11. Sepp Blatter
For 17 years, Sepp Blatter was president of International Federation of Association Football (FIFA), the governing body of soccer — the most popular sport in the world. FIFA had been dogged by rumors of corruption for years, but Blatter adamantly denied these. He continued denying them even as evidence mounted that he and several other top officials had each been the recipients of tens of millions of dollars in under-the-table bonuses. In addition, Blatter was accused racketeering and other ethics violations. FIFA forced Blatter to resign and banned him from attending FIFA soccer games for eight years.
12. Megan Brennan
Title: Postmaster General
Megan Brennan became last February the first woman Postmaster General of the United States. As first class mail volume — the most profitable postal segment — continues to decline, Brennan may be one of the last individuals to ever hold the once highly influential position. In her own words at a recent congressional hearing, Brennan described the U.S. Postal Service as “not sustainable.” As Brennan explained, the USPS maintains an extensive network, and “the cost of the network is fixed or growing, regardless of volume.” Having already posted more than $3 billion in losses this year, Brennan and the USPS face an uphill battle to return to profitability.
13. Ursula Burns
Appointed chief executive of Xerox in 2009, Ursula Burns is the first black woman in history to run a Fortune 500 company. Burns’s position at Xerox is all the more remarkable as she started at the very bottom — a summer intern — in 1980. Though her personal story is a manifestation of the American dream, Xerox’s story is that of a once great American company in near free fall.

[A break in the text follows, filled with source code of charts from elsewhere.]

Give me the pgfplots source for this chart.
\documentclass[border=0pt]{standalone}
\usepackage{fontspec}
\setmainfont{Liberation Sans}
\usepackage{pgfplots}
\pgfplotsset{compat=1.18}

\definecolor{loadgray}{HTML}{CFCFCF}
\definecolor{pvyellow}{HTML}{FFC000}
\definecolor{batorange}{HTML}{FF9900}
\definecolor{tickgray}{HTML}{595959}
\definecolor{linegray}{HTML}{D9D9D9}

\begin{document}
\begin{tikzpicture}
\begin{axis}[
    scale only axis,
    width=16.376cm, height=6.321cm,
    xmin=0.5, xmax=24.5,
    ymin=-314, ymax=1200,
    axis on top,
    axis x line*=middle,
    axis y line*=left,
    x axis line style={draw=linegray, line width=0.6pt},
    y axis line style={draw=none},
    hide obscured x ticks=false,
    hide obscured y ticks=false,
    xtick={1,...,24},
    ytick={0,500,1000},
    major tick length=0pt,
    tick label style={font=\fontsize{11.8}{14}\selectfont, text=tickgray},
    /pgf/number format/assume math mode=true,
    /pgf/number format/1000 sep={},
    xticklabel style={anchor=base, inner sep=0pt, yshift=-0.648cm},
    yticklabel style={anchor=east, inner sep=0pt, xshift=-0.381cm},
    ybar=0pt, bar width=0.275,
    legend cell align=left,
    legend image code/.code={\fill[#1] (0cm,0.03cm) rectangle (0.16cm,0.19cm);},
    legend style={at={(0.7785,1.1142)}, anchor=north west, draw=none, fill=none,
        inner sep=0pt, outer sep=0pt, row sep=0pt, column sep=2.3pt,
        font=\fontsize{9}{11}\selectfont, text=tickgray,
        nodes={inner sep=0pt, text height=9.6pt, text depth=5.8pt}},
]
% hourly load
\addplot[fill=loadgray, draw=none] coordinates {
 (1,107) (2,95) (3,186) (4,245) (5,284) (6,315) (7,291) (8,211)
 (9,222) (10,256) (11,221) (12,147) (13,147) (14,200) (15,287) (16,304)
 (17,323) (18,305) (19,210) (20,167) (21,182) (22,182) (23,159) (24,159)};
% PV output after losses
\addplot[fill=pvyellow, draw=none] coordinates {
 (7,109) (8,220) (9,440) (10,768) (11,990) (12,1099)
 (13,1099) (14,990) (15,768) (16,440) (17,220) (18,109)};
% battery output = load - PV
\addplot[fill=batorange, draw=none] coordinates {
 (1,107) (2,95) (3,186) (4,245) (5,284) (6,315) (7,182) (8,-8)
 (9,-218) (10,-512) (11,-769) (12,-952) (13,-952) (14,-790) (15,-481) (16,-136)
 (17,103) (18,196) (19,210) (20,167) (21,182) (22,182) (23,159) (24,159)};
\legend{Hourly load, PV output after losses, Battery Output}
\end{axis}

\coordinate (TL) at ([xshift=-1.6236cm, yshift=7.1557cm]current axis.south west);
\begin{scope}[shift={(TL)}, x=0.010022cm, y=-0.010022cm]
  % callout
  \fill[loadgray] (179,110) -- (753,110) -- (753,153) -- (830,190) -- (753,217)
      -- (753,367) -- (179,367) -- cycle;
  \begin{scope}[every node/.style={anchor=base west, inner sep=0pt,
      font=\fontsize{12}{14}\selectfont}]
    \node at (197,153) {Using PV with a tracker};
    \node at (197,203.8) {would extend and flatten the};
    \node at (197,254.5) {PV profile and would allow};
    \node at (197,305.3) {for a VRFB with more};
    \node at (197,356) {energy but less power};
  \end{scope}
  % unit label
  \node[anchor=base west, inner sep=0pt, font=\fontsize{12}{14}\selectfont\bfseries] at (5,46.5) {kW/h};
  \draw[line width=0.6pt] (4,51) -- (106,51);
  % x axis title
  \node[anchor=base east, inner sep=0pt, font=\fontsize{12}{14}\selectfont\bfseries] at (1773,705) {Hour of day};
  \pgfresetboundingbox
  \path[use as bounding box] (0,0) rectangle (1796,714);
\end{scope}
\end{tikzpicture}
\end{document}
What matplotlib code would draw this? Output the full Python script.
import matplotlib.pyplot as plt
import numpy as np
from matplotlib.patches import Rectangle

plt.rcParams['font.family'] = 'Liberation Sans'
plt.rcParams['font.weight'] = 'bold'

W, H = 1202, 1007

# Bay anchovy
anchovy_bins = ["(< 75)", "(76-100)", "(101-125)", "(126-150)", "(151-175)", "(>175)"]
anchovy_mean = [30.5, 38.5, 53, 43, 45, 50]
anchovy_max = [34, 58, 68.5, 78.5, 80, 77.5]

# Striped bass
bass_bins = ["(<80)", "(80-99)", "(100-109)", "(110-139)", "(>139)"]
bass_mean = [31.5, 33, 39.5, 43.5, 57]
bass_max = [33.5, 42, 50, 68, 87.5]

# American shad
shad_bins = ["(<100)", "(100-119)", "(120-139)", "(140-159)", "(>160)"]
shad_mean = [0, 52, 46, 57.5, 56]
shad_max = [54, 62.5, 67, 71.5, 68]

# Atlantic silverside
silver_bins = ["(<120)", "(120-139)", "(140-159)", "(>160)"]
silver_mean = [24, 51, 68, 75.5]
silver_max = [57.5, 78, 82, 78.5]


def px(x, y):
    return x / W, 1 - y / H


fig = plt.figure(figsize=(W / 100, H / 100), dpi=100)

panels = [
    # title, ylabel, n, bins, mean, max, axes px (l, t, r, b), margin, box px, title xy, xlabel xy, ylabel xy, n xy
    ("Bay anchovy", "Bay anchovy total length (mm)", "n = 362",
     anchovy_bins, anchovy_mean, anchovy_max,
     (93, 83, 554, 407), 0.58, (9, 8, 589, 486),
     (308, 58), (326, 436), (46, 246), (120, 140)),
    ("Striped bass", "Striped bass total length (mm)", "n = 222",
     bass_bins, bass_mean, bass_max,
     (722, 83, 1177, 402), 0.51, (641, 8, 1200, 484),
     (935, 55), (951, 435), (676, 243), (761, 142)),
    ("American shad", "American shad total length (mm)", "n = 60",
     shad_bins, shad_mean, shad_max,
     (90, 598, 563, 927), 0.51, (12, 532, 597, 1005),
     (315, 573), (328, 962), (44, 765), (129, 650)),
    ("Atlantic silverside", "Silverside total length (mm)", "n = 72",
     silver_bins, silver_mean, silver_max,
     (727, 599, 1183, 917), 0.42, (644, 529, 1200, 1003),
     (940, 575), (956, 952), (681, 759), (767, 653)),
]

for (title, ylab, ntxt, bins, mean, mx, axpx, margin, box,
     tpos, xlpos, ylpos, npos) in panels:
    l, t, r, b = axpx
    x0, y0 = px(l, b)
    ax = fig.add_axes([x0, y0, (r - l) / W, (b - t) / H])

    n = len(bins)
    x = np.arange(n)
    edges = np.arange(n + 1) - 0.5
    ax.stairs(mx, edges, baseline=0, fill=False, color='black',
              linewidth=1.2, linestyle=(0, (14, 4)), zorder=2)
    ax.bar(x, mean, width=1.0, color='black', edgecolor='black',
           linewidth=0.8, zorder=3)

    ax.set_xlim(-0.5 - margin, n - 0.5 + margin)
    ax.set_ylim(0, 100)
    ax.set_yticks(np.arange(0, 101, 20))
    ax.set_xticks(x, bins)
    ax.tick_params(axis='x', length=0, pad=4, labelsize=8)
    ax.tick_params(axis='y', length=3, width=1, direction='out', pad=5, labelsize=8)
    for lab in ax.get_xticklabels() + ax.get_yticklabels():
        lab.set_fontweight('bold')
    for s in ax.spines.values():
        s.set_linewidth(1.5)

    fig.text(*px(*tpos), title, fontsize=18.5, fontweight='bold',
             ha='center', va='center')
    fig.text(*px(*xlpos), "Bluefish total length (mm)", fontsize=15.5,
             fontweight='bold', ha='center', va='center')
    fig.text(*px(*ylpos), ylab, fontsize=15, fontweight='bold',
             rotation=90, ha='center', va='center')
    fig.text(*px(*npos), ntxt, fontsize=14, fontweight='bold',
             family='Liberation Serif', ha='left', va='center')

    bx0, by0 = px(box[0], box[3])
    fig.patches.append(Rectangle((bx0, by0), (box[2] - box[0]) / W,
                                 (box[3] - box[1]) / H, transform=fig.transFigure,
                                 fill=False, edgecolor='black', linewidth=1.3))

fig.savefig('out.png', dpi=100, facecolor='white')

Revenue dropped in each of the past five years, and the company announced its intention to split by year’s end. Notably, Burns will no longer be at the helm after the planned spinoff.
14. Jeb Bush
Former Florida Governor, son of one former American president and brother of another, Jeb Bush is a member of one of America’s great political dynasties. At one time, his experience and family connections had many convinced he would be a shoo as the Republican Party’s 2016 presidential nominee. Once the primary race began, however, Bush was not able to gain traction with a majority of conservative voters. Despite raising more than $160 million, far more than any of other candidate, Bush suffered embarrassing defeats in the Iowa, New Hampshire, and South Carolina primaries. He suspended his bid for the presidency on February 20, 2016.
15. David Cameron
The citizens of Great Britain voted in a referendum this year to leave the European Union, the economic partnership the country had been a part of since 1973. While some prominent politicians supported the move, referred to as Brexit, UK Prime Minister David Cameron was adamantly against it. When the referendum succeeded under his watch, Cameron promptly resigned in a short speech outside of 10 Downing Street, the prime minister’s home and office.